*** Stored records ***

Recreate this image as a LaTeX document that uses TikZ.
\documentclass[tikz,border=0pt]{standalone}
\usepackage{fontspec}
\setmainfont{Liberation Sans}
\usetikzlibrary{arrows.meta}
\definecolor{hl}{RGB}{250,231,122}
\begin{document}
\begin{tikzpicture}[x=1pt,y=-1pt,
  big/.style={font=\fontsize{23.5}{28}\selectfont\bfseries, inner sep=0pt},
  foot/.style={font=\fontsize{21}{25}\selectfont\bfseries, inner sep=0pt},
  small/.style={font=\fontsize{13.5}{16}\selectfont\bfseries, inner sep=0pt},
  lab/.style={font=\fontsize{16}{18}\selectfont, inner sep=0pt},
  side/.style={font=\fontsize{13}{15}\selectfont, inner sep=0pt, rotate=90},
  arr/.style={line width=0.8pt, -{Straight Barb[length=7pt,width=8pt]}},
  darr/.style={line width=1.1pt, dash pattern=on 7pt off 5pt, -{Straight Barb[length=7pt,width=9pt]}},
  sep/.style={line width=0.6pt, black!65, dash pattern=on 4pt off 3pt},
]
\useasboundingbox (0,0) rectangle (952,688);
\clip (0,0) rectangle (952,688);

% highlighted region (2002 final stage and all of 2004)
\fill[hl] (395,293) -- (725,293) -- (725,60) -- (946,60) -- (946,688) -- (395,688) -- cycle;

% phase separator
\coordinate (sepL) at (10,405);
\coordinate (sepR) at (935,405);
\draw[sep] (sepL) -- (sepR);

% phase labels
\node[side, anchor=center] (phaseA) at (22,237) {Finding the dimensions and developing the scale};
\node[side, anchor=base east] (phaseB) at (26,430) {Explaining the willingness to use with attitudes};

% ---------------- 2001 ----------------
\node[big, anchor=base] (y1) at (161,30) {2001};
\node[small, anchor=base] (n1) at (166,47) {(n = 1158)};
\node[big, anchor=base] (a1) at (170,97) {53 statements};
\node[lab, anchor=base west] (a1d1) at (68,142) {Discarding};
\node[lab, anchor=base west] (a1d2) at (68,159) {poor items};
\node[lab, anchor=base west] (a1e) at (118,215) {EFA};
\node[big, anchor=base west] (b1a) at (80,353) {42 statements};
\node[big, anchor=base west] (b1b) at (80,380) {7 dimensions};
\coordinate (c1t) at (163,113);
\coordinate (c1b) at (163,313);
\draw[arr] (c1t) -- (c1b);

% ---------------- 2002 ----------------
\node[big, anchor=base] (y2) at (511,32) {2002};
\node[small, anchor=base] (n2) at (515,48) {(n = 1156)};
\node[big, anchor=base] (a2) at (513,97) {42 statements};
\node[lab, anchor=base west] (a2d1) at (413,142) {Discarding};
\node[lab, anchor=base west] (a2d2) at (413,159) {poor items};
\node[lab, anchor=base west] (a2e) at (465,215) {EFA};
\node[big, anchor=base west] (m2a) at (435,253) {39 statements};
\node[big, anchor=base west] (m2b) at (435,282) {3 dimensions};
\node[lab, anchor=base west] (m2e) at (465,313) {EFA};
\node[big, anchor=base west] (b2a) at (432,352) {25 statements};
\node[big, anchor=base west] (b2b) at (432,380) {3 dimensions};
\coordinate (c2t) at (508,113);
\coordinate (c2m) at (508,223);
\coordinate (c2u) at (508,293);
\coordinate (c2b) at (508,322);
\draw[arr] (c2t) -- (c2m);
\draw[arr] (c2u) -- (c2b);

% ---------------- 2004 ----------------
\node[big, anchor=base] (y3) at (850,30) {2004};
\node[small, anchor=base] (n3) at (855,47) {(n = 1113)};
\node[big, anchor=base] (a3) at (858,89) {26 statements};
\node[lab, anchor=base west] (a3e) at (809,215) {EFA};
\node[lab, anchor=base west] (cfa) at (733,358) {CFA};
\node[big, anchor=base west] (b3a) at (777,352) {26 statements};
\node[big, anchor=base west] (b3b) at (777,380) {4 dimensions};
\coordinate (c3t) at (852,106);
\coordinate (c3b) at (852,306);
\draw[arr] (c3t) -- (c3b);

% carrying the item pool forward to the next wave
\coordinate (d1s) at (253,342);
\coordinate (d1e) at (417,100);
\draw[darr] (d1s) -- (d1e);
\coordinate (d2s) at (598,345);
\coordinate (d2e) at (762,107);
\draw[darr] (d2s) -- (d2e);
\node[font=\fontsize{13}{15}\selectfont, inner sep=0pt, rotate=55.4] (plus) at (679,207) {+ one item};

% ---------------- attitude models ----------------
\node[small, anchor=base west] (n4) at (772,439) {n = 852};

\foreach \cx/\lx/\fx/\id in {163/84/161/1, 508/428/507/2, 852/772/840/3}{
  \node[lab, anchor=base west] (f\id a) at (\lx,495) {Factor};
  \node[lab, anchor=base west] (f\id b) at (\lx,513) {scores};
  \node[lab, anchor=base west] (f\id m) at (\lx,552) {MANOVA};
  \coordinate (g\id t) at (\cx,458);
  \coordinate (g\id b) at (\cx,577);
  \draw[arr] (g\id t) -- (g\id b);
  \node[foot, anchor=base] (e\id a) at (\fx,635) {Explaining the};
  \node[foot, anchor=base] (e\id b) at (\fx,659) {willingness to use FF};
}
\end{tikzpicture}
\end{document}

***
*** Stored records ***

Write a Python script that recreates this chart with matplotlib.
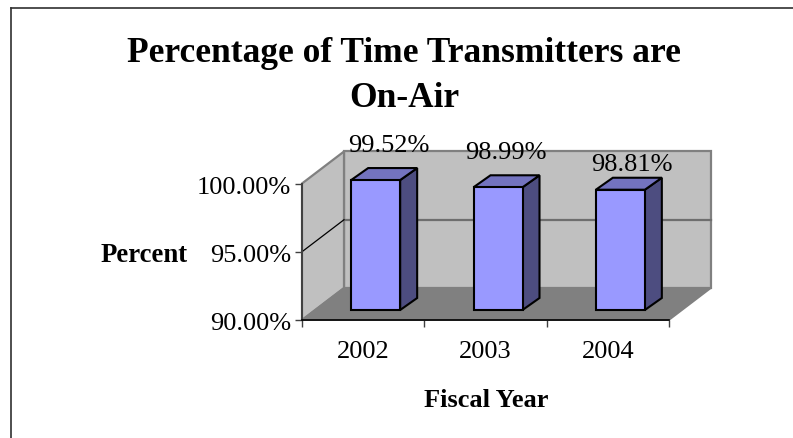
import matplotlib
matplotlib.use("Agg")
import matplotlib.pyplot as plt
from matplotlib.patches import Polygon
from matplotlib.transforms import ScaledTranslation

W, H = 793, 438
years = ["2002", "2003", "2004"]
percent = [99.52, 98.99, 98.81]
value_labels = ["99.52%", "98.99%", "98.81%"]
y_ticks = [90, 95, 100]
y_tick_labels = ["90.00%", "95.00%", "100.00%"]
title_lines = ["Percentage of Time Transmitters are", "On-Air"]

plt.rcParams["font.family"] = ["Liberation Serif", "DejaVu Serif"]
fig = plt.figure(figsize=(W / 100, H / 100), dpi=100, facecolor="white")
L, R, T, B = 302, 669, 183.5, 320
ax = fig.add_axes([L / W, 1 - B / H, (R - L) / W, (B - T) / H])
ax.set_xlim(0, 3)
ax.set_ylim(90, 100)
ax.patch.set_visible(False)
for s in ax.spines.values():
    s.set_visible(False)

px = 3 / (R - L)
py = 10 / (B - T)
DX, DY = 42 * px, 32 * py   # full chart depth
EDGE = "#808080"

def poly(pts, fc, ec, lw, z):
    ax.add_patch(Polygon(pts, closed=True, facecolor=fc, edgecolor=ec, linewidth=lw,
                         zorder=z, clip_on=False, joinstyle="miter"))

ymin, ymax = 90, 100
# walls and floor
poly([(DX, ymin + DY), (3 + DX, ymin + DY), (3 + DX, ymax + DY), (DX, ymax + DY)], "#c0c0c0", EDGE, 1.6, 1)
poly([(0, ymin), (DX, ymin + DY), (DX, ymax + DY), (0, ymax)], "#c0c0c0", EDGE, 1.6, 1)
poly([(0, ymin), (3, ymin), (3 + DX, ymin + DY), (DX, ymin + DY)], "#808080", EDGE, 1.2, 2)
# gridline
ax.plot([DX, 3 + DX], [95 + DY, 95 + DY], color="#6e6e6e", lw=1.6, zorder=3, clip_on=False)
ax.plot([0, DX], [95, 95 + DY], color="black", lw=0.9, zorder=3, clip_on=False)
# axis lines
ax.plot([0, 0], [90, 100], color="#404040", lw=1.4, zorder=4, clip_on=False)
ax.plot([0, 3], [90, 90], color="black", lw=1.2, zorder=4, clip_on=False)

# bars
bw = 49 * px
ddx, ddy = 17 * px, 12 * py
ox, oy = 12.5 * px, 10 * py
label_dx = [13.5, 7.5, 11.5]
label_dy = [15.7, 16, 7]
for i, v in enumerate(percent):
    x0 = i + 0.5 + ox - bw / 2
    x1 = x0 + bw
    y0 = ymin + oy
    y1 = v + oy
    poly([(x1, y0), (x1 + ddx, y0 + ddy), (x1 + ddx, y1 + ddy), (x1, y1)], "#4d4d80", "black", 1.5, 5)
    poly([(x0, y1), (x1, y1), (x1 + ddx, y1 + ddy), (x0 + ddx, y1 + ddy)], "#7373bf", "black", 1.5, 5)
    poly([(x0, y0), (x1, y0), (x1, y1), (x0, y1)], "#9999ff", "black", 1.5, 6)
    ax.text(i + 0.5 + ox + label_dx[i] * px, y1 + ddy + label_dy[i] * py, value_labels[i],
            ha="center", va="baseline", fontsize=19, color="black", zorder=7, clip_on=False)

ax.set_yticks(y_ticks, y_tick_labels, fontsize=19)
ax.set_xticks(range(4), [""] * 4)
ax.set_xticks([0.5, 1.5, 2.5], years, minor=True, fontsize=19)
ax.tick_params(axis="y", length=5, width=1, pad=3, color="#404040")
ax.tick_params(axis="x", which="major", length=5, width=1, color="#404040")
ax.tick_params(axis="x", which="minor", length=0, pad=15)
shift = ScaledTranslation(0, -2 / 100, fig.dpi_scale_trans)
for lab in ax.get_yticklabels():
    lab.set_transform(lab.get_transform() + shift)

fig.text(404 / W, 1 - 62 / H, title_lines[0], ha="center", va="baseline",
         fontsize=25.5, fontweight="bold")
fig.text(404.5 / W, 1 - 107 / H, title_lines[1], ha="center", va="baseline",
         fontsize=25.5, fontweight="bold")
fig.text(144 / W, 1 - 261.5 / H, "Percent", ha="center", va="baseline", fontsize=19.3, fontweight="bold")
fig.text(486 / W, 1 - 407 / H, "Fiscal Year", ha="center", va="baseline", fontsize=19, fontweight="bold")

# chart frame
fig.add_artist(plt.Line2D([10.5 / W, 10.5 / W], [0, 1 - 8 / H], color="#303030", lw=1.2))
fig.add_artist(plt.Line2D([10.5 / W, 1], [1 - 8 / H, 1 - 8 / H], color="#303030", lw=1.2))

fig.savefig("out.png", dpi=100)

***

**What is asked**
From the entries, copy out each line containing the word "this".

**Complete answer**
Recreate this image as a LaTeX document that uses TikZ.
Write a Python script that recreates this chart with matplotlib.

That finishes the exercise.